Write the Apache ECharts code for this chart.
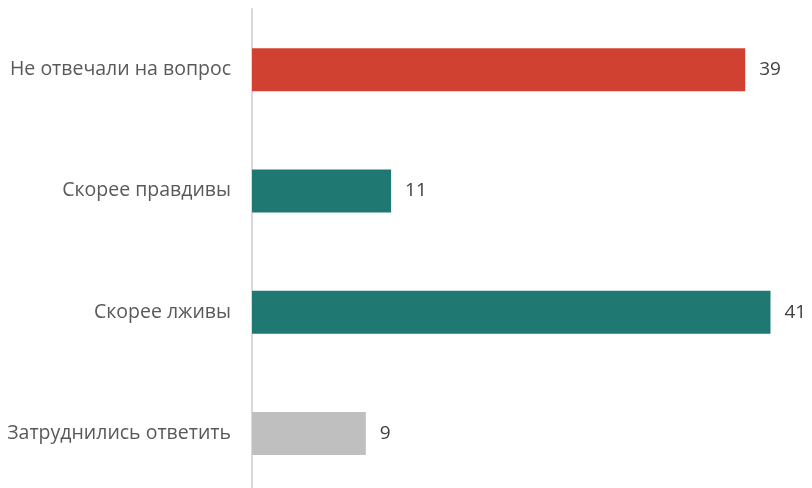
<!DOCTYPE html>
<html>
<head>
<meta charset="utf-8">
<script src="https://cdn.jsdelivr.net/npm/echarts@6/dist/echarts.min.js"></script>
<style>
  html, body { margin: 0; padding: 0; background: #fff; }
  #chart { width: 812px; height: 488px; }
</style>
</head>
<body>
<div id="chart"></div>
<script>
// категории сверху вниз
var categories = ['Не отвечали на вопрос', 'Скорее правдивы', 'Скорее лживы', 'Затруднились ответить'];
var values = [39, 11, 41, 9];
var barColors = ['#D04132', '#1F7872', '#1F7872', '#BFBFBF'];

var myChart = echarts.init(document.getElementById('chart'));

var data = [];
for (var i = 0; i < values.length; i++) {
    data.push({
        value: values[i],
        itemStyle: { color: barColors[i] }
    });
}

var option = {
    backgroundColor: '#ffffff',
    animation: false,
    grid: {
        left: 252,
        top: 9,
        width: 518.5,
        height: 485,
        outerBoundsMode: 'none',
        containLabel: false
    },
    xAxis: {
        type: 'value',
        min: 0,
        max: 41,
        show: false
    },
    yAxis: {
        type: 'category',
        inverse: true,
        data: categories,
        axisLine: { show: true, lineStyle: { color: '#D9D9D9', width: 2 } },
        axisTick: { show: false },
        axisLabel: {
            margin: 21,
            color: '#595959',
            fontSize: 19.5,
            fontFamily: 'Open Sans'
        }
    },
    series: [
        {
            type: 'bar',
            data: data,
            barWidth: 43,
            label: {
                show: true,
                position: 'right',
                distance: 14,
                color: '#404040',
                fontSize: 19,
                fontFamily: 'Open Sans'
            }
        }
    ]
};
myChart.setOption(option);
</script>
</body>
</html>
:::
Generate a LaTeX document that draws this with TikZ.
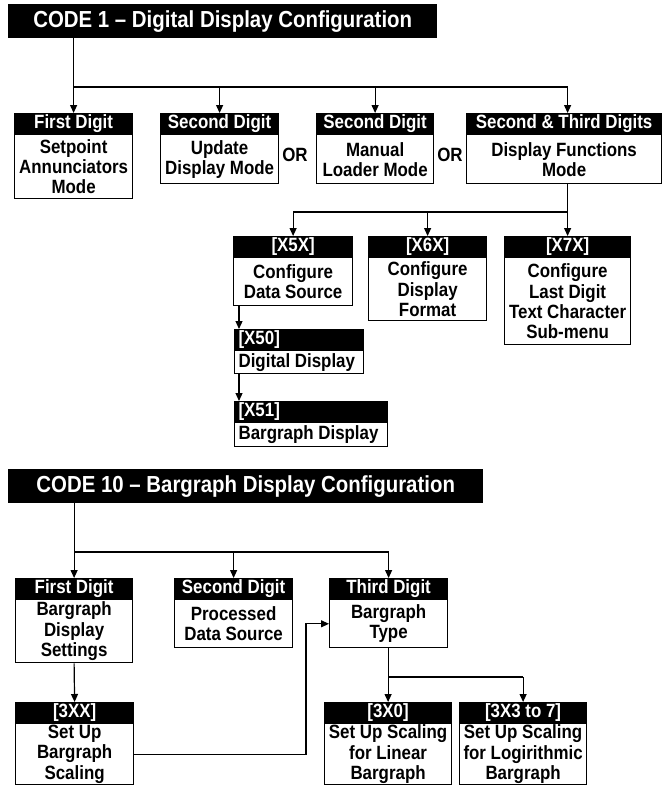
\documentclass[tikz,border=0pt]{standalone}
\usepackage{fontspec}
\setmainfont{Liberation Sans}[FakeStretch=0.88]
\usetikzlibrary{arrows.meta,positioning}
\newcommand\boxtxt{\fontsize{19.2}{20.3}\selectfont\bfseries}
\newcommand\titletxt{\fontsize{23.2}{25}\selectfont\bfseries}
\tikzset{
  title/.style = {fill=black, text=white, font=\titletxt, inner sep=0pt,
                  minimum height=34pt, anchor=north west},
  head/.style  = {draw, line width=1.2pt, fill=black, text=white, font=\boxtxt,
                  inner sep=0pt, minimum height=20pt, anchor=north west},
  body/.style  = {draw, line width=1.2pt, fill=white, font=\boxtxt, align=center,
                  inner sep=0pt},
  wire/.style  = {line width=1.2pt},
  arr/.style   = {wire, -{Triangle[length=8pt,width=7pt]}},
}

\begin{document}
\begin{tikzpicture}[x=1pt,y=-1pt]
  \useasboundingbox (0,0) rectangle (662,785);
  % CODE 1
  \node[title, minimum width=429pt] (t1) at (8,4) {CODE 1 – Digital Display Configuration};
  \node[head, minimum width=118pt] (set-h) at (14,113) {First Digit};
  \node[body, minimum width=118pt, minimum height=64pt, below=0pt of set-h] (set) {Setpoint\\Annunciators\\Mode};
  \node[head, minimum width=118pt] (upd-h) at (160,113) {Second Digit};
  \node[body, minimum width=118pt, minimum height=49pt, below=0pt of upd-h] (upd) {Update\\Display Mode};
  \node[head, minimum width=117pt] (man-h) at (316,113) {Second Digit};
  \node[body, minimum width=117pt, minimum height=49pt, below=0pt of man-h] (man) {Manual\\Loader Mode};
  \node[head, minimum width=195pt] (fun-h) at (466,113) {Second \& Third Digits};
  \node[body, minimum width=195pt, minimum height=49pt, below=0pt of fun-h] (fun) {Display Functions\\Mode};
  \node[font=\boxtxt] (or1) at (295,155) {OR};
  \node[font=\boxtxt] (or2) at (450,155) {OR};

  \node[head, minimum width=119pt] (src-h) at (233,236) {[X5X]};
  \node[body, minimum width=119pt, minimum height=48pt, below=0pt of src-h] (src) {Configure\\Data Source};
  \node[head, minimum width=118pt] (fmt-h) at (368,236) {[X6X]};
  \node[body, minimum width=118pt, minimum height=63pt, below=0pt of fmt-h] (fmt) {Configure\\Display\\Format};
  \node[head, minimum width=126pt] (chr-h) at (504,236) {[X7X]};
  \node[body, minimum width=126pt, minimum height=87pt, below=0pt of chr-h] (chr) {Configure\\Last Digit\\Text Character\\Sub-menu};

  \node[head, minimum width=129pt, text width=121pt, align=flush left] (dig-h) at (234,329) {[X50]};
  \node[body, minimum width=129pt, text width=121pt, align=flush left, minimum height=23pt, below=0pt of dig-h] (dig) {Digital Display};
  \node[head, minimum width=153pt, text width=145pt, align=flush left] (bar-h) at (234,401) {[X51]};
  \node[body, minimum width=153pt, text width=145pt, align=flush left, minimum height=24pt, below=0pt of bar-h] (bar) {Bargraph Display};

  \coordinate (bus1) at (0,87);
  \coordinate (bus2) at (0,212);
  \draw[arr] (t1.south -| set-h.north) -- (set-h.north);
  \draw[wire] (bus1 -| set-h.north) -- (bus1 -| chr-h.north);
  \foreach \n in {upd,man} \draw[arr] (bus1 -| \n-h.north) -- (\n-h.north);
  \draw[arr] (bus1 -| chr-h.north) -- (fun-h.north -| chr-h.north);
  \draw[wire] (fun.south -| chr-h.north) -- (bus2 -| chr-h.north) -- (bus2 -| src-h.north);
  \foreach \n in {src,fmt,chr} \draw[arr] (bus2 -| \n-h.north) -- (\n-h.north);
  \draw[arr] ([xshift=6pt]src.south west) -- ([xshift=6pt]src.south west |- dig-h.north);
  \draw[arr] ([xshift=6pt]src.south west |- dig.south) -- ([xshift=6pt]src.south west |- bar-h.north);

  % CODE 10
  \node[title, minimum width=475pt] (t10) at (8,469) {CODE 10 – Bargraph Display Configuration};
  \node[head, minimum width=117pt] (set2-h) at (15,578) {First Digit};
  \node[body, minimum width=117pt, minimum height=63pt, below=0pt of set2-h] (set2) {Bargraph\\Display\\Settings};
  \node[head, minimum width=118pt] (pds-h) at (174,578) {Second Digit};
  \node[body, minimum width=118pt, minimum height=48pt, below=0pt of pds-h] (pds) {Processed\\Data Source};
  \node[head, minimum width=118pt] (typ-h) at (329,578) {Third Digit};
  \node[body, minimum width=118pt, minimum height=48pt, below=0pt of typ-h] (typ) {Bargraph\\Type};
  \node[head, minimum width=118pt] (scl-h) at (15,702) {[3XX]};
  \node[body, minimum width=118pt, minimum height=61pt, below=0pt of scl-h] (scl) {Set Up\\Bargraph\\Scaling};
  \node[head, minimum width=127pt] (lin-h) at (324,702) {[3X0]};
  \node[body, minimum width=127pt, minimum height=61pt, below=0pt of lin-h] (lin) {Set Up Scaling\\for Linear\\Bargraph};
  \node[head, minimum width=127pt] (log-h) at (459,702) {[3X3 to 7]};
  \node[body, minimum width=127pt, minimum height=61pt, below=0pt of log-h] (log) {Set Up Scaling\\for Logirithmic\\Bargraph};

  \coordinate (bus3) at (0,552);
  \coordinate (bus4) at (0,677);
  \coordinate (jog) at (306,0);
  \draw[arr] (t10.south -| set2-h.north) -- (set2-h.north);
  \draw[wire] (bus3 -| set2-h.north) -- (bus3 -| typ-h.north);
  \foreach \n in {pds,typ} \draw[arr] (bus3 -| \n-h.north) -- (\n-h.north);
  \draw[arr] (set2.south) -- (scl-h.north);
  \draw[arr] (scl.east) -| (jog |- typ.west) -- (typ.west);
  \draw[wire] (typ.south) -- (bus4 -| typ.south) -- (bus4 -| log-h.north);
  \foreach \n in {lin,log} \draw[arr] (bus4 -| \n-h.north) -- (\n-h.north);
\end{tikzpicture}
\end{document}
:::
• **GIVEN REQUEST**
From the records above, transcribe exactly the lines starting at the one containing "Generate a LaTeX" and ending at the one containing "(or2) at (450,155)". Skip the pictures.

• **WORKED SOLUTION**
Generate a LaTeX document that draws this with TikZ.
\documentclass[tikz,border=0pt]{standalone}
\usepackage{fontspec}
\setmainfont{Liberation Sans}[FakeStretch=0.88]
\usetikzlibrary{arrows.meta,positioning}
\newcommand\boxtxt{\fontsize{19.2}{20.3}\selectfont\bfseries}
\newcommand\titletxt{\fontsize{23.2}{25}\selectfont\bfseries}
\tikzset{
  title/.style = {fill=black, text=white, font=\titletxt, inner sep=0pt,
                  minimum height=34pt, anchor=north west},
  head/.style  = {draw, line width=1.2pt, fill=black, text=white, font=\boxtxt,
                  inner sep=0pt, minimum height=20pt, anchor=north west},
  body/.style  = {draw, line width=1.2pt, fill=white, font=\boxtxt, align=center,
                  inner sep=0pt},
  wire/.style  = {line width=1.2pt},
  arr/.style   = {wire, -{Triangle[length=8pt,width=7pt]}},
}

\begin{document}
\begin{tikzpicture}[x=1pt,y=-1pt]
  \useasboundingbox (0,0) rectangle (662,785);
  % CODE 1
  \node[title, minimum width=429pt] (t1) at (8,4) {CODE 1 – Digital Display Configuration};
  \node[head, minimum width=118pt] (set-h) at (14,113) {First Digit};
  \node[body, minimum width=118pt, minimum height=64pt, below=0pt of set-h] (set) {Setpoint\\Annunciators\\Mode};
  \node[head, minimum width=118pt] (upd-h) at (160,113) {Second Digit};
  \node[body, minimum width=118pt, minimum height=49pt, below=0pt of upd-h] (upd) {Update\\Display Mode};
  \node[head, minimum width=117pt] (man-h) at (316,113) {Second Digit};
  \node[body, minimum width=117pt, minimum height=49pt, below=0pt of man-h] (man) {Manual\\Loader Mode};
  \node[head, minimum width=195pt] (fun-h) at (466,113) {Second \& Third Digits};
  \node[body, minimum width=195pt, minimum height=49pt, below=0pt of fun-h] (fun) {Display Functions\\Mode};
  \node[font=\boxtxt] (or1) at (295,155) {OR};
  \node[font=\boxtxt] (or2) at (450,155) {OR};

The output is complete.